If employees’ contracts do not permit changes to terms and conditions, it is best to get their express written consent, given voluntarily, to the changes. Failure to obtain this consent can lead to claims including, amongst other potential claims, unlawful deduction from wages and constructive unfair dismissal (subject to qualifying service) for which the cap on compensation is currently £88,519.
Employees will need to be notified of the proposed changes. Currently this is likely to be globally by email or in a virtual presentation by Skype/Teams or similar. This notification should not only set out the proposed changes but also explain the rationale. Whilst the reason for needing to cut pay or make other changes may seem obvious in the current climate, employees will want to know why the changes are necessary for the particular business. Is it that pay cuts now will hopefully mean avoiding redundancies in the future?
Employees will be more understanding and more likely to agree to the changes if they are part of the conversation.
Individual consultation with affected employees is advisable and collective consultation may be necessary depending on the likelihood that the business may need to terminate employees’ employment and offer re-engagement on the new terms. It is important to explain the consequences if employees do not agree to the changes.
If employees do not consent to the changes, businesses can potentially terminate their employment and offer re-employment on the new terms but this should be a last resort given the risk of claims, including for unfair dismissal.
Collective consultation in accordance with s188 of the Trade Union and Labour Relations (Consolidation) Act 1992 is required if businesses propose to dismiss 20 or more employees within a 90 day period at one establishment because they have not agreed to a change in terms. The Secretary of State must be notified of the potential dismissals on a form HR1.
Collective consultation takes place with elected employee representatives and must last for a minimum period before any dismissals can take effect (30 days if the proposal is to dismiss 20 to 99 or 45 days for 100 or more employees). Failure to carry out collective consultation can lead to successful claims for protective awards of up to 90 days’ pay to all employees affected. There is also a criminal penalty for failure to notify Secretary of State of the potential terminations.

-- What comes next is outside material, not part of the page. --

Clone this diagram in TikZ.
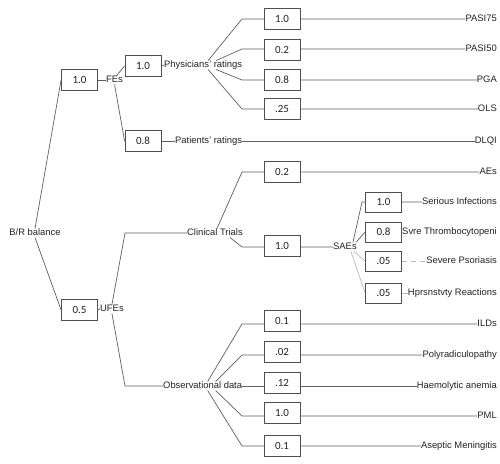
\documentclass[tikz,border=0pt]{standalone}
\usepackage{fontspec}
\setmainfont{Liberation Sans}
\newfontfamily\boxfont{Carlito}
\usetikzlibrary{backgrounds}
\definecolor{linec}{RGB}{95,95,95}
\definecolor{boxc}{RGB}{80,80,80}
\definecolor{lightc}{RGB}{185,185,185}
\definecolor{txtc}{RGB}{35,35,35}
\begin{document}
\begin{tikzpicture}[x=1pt,y=-1pt,
  lbl/.style={font=\fontsize{9.4}{10}\selectfont, text=txtc, inner sep=0pt, text height=6.8pt, text depth=1.8pt},
  rlbl/.style={lbl, anchor=east},
  wbox/.style={draw=boxc, fill=white, minimum width=36pt, minimum height=21pt, inner sep=0pt,
    font=\boxfont\fontsize{11}{11}\selectfont, text=txtc, line width=0.8pt},
  conn/.style={draw=linec, line width=0.7pt},
  lconn/.style={draw=lightc, line width=0.7pt}]
\useasboundingbox (0,0) rectangle (500,463);

% inner labels
\node[lbl] (br) at (35,233) {B/R balance};
\node[lbl,anchor=west] (fes) at (106,80) {FEs};
\node[lbl,anchor=west] (ufes) at (100,309) {UFEs};
\node[lbl,anchor=west] (phys) at (164,65) {Physicians' ratings};
\node[lbl,anchor=west] (pat) at (175,141) {Patients' ratings};
\node[lbl,anchor=west] (ct) at (187,233) {Clinical Trials};
\node[lbl,anchor=west] (od) at (163,386) {Observational data};
\node[lbl,anchor=west] (sae) at (333,247) {SAEs};

% leaf labels
\node[rlbl] (pasi75) at (497,19) {PASI75};
\node[rlbl] (pasi50) at (497,49) {PASI50};
\node[rlbl] (pga) at (497,80) {PGA};
\node[rlbl] (ols) at (497,109) {OLS};
\node[rlbl] (dlqi) at (497,141) {DLQI};
\node[rlbl] (aes) at (497,172) {AEs};
\node[rlbl] (si) at (497,202) {Serious Infections};
\node[rlbl] (st) at (497,232) {Svre Thrombocytopeni};
\node[rlbl] (sp) at (497,261) {Severe Psoriasis};
\node[rlbl] (hr) at (497,293) {Hprsnstvty Reactions};
\node[rlbl] (ilds) at (497,324) {ILDs};
\node[rlbl] (poly) at (497,355) {Polyradiculopathy};
\node[rlbl] (haem) at (497,386) {Haemolytic anemia};
\node[rlbl] (pml) at (497,416) {PML};
\node[rlbl] (asep) at (497,446) {Aseptic Meningitis};

% weight boxes
\node[wbox] (wfe) at (79.5,80) {1.0};
\node[wbox] (wufe) at (79.5,310) {0.5};
\node[wbox] (wphys) at (143,66) {1.0};
\node[wbox] (wpat) at (143,141) {0.8};
\node[wbox] (w75) at (282,19) {1.0};
\node[wbox] (w50) at (282,50) {0.2};
\node[wbox] (wpga) at (282,80) {0.8};
\node[wbox] (wols) at (282,109) {.25};
\node[wbox] (waes) at (282,172) {0.2};
\node[wbox] (wsae) at (282,246) {1.0};
\node[wbox, minimum height=20pt] (wsi) at (383.5,202) {1.0};
\node[wbox, minimum height=20pt] (wst) at (383.5,232) {0.8};
\node[wbox, minimum height=20pt] (wsp) at (383.5,261) {.05};
\node[wbox, minimum height=20pt] (whr) at (383.5,293) {.05};
\node[wbox] (wild) at (282,321) {0.1};
\node[wbox] (wpoly) at (282,352) {.02};
\node[wbox] (whaem) at (282,383) {.12};
\node[wbox] (wpml) at (282,413) {1.0};
\node[wbox] (wasep) at (282,446) {0.1};

% elbow points
\coordinate (e75) at (242,19);
\coordinate (e50) at (242,49);
\coordinate (epga) at (242,80);
\coordinate (eols) at (242,109);
\coordinate (ect) at (125,233);
\coordinate (eod) at (125,386);
\coordinate (eaes) at (242,172);
\coordinate (esae) at (242,247);
\coordinate (esi) at (362,202);
\coordinate (eild) at (242,324);
\coordinate (epoly) at (242,355);
\coordinate (epml) at (242,416);
\coordinate (easep) at (242,446);

\begin{scope}[on background layer]
\fill[white] (0,0) rectangle (500,463);
\draw[conn] (br.north) -- (wfe.west);
\draw[conn] (br.south) -- (wufe.west);
\draw[conn] (wfe.east) -- (fes.west);
\draw[conn] (wufe.east) -- (ufes.west);
\draw[conn] ([xshift=2pt]fes.north) -- (wphys.west);
\draw[conn] (fes.south) -- (wpat.west);
\draw[conn] (wphys.east) -- (phys.west);
\draw[conn] (wpat.east) -- (pat.west);
\draw[conn] (pat.east) -- (dlqi.west);
\draw[conn] ([xshift=5pt]phys.north) -- (e75) -- (pasi75.west);
\draw[conn] ([xshift=13pt]phys.north) -- (e50) -- (pasi50.west);
\draw[conn] ([xshift=13pt]phys.south) -- (epga) -- (pga.west);
\draw[conn] ([xshift=5pt]phys.south) -- (eols) -- (ols.west);
\draw[conn] (ufes.north) -- (ect) -- (ct.west);
\draw[conn] (ufes.south) -- (eod) -- (od.west);
\draw[conn] ([xshift=2pt]ct.north) -- (eaes) -- (aes.west);
\draw[conn] ([xshift=15pt]ct.south) -- (esae) -- (sae.west);
\draw[conn] ([xshift=-4pt]sae.north east) -- (esi) -- (si.west);
\draw[conn] ([xshift=-1pt]sae.north east) -- (wst.west) -- (st.west);
\draw[lconn] ([xshift=-3pt]sae.south east) -- (wsp.west);
\draw[lconn, dash pattern=on 5pt off 4pt] (wsp.east) -- (sp.west);
\draw[lconn] ([xshift=-6pt]sae.south east) -- (whr.west);
\draw[lconn] (whr.east) -- (hr.west);
\draw[conn] ([xshift=5pt]od.north) -- (eild) -- (ilds.west);
\draw[conn] ([xshift=13pt]od.north) -- (epoly) -- (poly.west);
\draw[conn] (od.east) -- (haem.west);
\draw[conn] ([xshift=13pt]od.south) -- (epml) -- (pml.west);
\draw[conn] ([xshift=5pt]od.south) -- (easep) -- (asep.west);
\end{scope}
\end{tikzpicture}
\end{document}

Many businesses will have to make these changes as a matter of urgency and will be concerned that they do not have time to consult. There is a “special circumstances” defence to the failure to collectively consult but it is interpreted very narrowly and it is not enough to show that there are circumstances which render compliance with the relevant statutory requirements not reasonably practicable. A special circumstance needs to be something out of the ordinary, something uncommon such as sudden disaster. Whilst there is the potential that the current pandemic may fit the criteria, even where the defence is applicable, the employer needs to take such steps towards compliance as are reasonably practicable.
It is important to remember that collective consultation is not a substitute for individual consultation about the potential for termination so this must also take place (which should cover, for example the application of selection criteria and alternative employment options).
Securing signatures is problematic at the moment but businesses should make sure that any changes to the employment contract are agreed in writing, even if it is just by email.
Employees will no doubt understand businesses having to act quickly and decisively to protect their jobs but, at the same time, they are only likely to accept a significant change to their terms if there appears to be a genuine business need for it and they are properly consulted. Taking the time to make changes lawfully and through engagement with the employees will limit the potential for long term damage to employee relations as well as the risk of legal action.